== DATASET EXTRACT ==

-----

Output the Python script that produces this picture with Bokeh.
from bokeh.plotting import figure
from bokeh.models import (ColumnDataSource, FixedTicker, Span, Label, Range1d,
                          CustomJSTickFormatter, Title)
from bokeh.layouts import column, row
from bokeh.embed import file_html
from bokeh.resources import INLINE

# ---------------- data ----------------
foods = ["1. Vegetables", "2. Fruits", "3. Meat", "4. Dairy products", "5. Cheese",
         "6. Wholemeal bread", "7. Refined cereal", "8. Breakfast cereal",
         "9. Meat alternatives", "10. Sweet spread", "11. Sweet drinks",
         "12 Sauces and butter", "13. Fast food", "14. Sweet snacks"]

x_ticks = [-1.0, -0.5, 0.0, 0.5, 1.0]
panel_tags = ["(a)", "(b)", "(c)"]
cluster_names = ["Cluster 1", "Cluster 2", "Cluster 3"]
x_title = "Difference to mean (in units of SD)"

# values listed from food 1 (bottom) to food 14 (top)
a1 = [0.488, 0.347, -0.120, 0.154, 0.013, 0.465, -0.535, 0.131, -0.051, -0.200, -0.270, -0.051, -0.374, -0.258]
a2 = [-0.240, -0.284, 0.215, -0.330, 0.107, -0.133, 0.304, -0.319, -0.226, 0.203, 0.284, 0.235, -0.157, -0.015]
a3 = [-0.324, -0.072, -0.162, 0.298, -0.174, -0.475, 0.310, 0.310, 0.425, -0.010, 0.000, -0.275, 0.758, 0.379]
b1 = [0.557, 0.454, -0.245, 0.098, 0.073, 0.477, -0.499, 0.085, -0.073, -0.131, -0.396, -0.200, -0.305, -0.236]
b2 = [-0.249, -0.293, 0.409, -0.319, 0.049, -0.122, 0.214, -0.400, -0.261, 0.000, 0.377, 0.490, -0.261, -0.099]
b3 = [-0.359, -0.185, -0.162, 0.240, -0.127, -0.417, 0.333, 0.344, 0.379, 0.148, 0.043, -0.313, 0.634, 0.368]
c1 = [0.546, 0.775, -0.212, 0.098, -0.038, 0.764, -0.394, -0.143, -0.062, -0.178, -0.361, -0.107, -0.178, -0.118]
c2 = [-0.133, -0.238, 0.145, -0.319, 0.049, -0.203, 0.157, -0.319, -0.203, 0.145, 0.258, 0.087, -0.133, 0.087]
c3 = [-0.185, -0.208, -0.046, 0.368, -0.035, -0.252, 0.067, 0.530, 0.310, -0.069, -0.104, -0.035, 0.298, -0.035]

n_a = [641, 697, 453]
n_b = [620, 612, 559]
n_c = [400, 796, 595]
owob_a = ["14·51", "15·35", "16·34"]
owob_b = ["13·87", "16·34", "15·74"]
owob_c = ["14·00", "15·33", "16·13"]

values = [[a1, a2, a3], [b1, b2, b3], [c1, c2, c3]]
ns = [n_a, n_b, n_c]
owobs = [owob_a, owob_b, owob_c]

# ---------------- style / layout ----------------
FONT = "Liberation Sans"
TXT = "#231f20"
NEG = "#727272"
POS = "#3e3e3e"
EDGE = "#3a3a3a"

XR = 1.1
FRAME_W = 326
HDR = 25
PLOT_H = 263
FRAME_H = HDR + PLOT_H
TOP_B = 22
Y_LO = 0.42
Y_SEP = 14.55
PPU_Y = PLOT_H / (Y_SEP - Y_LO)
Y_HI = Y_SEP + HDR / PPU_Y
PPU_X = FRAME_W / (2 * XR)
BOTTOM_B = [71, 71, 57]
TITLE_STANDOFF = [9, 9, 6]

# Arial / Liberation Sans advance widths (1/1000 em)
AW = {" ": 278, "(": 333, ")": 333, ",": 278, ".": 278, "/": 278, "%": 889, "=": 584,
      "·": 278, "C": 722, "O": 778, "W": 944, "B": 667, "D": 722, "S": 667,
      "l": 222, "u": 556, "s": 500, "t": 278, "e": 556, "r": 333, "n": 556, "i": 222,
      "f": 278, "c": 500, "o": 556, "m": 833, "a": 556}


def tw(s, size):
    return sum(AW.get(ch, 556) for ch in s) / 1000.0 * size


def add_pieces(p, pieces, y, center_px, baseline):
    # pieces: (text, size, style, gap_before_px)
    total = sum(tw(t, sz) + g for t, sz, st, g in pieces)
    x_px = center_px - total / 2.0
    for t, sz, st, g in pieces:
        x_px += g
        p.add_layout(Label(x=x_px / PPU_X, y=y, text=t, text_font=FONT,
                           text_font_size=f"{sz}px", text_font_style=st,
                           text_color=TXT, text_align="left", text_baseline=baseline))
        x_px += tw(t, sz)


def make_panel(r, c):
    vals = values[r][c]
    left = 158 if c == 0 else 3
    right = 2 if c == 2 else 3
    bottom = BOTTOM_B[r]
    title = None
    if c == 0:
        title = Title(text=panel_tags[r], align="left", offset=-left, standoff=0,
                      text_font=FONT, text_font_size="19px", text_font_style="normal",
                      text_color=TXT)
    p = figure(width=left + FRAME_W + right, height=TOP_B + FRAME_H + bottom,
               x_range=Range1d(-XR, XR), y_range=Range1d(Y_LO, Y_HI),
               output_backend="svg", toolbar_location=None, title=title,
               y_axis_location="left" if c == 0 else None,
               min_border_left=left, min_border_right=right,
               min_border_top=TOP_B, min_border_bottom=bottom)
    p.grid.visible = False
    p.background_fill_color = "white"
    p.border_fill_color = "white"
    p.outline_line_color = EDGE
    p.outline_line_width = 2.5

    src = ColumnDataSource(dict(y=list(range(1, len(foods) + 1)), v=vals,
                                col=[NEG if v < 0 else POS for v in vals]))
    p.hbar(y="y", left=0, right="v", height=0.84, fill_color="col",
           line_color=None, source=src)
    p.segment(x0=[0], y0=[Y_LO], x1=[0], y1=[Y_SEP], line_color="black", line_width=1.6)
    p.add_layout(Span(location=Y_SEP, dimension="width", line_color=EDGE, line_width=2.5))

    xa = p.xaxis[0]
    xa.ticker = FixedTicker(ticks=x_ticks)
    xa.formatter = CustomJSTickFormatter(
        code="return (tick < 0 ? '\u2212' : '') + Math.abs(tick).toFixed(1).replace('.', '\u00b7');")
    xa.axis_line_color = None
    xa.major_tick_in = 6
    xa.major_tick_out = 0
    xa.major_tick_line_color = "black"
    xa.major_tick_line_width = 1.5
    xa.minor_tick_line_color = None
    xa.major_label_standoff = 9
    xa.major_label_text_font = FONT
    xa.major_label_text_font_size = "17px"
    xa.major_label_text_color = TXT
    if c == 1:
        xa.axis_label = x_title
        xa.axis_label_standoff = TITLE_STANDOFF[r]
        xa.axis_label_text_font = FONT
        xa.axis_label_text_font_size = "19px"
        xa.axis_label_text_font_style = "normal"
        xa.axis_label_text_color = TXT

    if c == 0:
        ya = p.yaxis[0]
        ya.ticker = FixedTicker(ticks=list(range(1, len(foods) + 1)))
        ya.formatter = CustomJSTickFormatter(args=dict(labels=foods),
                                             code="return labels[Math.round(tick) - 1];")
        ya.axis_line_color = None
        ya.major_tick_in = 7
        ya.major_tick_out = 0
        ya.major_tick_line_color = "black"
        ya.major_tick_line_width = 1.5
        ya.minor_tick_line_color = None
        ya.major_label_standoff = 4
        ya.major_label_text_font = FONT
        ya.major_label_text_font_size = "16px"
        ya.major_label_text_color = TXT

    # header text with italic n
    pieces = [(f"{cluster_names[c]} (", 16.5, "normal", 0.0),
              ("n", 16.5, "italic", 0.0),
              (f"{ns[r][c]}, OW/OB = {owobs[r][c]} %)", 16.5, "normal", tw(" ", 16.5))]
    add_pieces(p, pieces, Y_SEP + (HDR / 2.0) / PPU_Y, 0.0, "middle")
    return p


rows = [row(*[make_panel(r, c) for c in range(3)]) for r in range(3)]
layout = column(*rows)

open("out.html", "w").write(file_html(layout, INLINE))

-----

Copy out only the lines running from the beginning of the data to the line with "from bokeh.resources import INLINE", both ends included.

== RESULT ==
Output the Python script that produces this picture with Bokeh.
from bokeh.plotting import figure
from bokeh.models import (ColumnDataSource, FixedTicker, Span, Label, Range1d,
                          CustomJSTickFormatter, Title)
from bokeh.layouts import column, row
from bokeh.embed import file_html
from bokeh.resources import INLINE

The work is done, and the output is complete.